Glass Blowing History

The modern art of glass blowing may use modern equipment, but the essence of working with glass remains an ancient art. Throughout history, the basic knowledge and techniques of glass blowing have been highly coveted, and at times, held sacred by only a select few.

Glass blowing origins link back to the Roman Empire when the blowpipe was invented around 300 BC. From this point, the Roman Empire created new techniques for making glass vessels. Molds were used as well as the blowing techniques to make shapes and patterns on the glass. New formulas for color were invented and gold and silver inlays were added to decorate vessels.

During the middle ages, Venice became the centre of glassmaking.
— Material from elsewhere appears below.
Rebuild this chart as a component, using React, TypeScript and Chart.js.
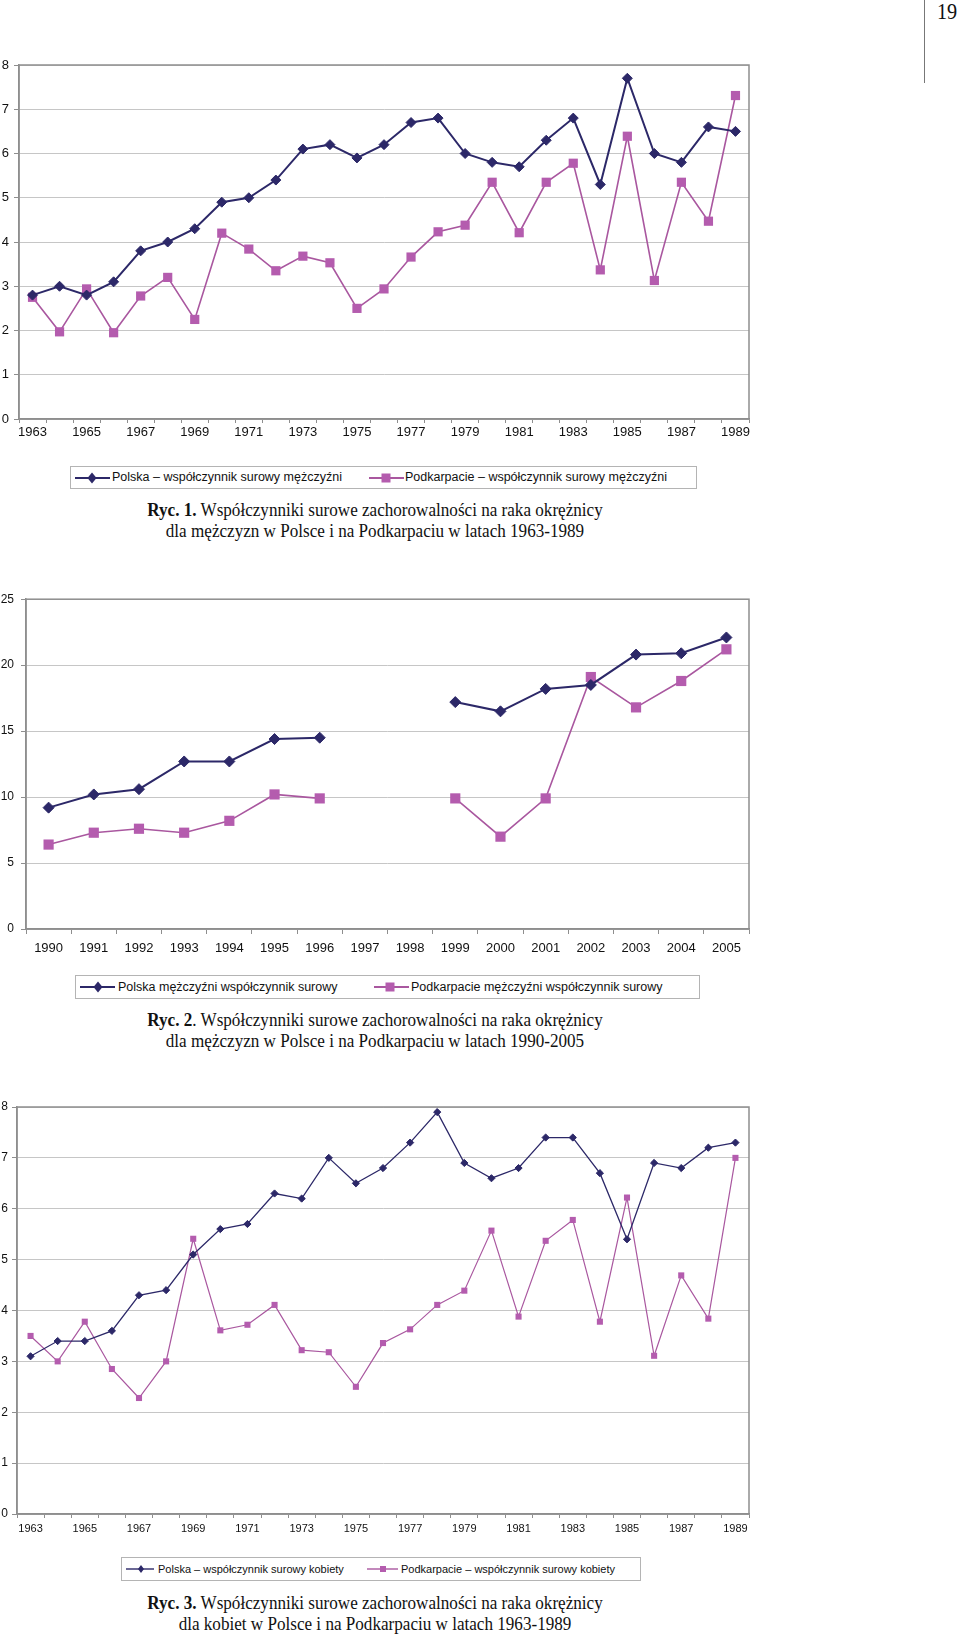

To control the knowledge and trade of glass, the government forced all Venetian glassblowers to move to the island of Murano in 1291. While in exile, the Murano glassblowers developed an incredibly clear glass called cristalo, along with new vivid colours such as deep blue, amethyst and emerald.
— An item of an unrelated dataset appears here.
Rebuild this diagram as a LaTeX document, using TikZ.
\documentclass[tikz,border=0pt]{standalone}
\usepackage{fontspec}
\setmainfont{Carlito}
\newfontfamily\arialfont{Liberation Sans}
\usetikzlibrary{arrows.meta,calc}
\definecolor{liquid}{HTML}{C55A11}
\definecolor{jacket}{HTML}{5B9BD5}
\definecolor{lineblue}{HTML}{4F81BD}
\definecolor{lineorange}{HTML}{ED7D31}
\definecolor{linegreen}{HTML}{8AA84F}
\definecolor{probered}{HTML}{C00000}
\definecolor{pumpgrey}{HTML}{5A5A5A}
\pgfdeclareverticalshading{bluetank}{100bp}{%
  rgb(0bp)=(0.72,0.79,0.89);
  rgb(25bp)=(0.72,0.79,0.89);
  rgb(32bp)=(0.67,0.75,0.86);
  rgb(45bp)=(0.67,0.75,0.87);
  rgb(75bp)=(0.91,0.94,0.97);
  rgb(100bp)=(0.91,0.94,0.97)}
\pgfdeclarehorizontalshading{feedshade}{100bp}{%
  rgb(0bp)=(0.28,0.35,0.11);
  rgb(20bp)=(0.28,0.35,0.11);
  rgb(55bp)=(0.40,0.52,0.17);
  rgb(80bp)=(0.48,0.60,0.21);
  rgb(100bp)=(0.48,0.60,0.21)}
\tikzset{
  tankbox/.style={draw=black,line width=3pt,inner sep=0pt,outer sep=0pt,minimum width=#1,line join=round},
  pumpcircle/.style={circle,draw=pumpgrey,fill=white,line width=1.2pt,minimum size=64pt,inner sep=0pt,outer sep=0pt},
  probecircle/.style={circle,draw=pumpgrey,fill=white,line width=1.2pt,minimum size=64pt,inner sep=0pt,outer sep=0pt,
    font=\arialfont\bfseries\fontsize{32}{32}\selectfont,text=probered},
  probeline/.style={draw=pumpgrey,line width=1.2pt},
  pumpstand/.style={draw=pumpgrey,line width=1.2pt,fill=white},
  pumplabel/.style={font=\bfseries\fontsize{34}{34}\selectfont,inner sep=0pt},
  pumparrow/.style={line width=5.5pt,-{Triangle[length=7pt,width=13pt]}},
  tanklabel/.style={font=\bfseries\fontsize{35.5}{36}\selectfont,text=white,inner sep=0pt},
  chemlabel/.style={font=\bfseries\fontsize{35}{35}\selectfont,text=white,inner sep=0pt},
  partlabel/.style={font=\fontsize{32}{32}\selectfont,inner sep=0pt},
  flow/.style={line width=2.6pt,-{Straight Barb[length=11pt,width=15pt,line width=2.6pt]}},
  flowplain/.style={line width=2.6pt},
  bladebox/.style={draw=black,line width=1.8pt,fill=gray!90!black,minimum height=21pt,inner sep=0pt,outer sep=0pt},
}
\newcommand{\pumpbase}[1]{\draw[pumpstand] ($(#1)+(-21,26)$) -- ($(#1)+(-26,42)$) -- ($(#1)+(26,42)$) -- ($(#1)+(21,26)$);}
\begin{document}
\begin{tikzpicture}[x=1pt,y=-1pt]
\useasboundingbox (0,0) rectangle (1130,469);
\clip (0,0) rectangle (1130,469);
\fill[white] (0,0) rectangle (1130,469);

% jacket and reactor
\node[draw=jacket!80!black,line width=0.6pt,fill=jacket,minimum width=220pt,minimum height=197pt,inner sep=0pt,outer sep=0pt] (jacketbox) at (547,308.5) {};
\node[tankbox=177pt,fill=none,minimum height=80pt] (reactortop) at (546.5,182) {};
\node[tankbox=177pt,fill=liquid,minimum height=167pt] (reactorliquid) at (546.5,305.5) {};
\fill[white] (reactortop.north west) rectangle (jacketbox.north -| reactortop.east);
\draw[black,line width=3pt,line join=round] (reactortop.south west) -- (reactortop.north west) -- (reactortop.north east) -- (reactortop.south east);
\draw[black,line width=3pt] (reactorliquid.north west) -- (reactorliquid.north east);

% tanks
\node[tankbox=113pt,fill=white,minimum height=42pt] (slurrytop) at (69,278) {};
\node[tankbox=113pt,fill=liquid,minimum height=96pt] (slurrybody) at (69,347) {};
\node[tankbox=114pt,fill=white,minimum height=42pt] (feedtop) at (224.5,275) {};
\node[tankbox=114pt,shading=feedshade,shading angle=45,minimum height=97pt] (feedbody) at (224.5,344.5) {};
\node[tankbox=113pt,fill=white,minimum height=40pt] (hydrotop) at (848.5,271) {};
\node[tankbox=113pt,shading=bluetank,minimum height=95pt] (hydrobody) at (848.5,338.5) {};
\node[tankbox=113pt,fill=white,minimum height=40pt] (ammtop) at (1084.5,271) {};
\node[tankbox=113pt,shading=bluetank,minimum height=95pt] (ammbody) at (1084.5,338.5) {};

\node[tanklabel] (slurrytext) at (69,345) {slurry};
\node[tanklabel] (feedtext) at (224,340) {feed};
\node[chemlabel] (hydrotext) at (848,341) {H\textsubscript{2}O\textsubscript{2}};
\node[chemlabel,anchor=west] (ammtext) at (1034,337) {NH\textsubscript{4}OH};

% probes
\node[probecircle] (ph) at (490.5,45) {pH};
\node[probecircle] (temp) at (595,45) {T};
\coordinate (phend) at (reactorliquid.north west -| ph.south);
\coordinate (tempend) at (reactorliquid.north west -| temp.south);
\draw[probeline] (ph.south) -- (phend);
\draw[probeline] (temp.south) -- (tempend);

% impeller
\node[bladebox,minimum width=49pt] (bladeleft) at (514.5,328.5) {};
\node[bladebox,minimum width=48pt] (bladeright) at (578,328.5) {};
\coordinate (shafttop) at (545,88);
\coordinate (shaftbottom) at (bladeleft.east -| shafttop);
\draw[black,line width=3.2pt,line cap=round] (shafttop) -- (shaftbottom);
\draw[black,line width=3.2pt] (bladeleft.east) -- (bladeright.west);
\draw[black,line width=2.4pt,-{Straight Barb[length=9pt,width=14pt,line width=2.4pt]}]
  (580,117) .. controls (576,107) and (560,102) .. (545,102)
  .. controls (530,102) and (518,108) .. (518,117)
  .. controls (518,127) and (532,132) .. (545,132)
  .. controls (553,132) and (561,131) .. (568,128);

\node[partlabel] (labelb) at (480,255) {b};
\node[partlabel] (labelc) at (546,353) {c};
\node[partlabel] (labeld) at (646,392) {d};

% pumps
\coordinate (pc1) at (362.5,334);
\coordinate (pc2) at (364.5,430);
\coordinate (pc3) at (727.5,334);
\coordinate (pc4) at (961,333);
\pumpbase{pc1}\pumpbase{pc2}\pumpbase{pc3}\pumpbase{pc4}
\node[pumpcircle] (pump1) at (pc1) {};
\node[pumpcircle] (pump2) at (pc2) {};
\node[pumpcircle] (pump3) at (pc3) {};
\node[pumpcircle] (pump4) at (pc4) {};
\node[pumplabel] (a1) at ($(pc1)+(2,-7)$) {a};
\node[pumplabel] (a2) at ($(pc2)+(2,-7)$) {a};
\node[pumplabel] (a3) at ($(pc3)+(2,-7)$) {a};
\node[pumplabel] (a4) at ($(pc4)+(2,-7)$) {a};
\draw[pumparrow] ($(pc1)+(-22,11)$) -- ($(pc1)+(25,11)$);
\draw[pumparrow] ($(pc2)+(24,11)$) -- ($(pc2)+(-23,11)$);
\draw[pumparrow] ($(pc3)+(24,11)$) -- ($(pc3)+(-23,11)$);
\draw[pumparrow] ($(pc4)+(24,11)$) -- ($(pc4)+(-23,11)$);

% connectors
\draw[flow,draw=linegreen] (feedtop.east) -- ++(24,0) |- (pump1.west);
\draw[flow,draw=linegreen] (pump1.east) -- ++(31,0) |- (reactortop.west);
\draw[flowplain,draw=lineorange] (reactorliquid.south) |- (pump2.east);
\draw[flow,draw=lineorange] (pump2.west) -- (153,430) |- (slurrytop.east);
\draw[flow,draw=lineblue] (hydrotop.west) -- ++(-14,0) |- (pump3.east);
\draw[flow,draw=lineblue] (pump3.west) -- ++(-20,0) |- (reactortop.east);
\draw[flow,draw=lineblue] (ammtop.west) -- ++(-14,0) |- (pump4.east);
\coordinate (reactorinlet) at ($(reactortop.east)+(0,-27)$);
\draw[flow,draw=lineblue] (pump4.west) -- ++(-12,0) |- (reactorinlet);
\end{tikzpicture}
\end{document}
Many Venetian glassblowers managed to escape Murano and spread their new techniques and colours throughout Europe and parts of Asia.

In the Renaissance period glassblowing techniques spread and developed throughout Europe. The first widely available textbook on glassblowing, Arte Vetraria (The Art of Glass), was published in Italy in the 17th Century. Window glass, glass bottles and glass drinking vessels became more common and readily accessible for the average person.

The invention of mechanical presses in the late 1800s made functional glass production faster and easier on a global scale. By the end of the 19th century glass bottles, jars, glasses, butter dishes and flower vases were found in most homes.

The 1960s saw the beginning of the studio glass movement in America. Individual artists, opened their own glassblowing studios independently of the large glass factories to pursue their own artistic visions and to develop new techniques for glass blowing, casting and carving. This movement spread and continues across the globe today.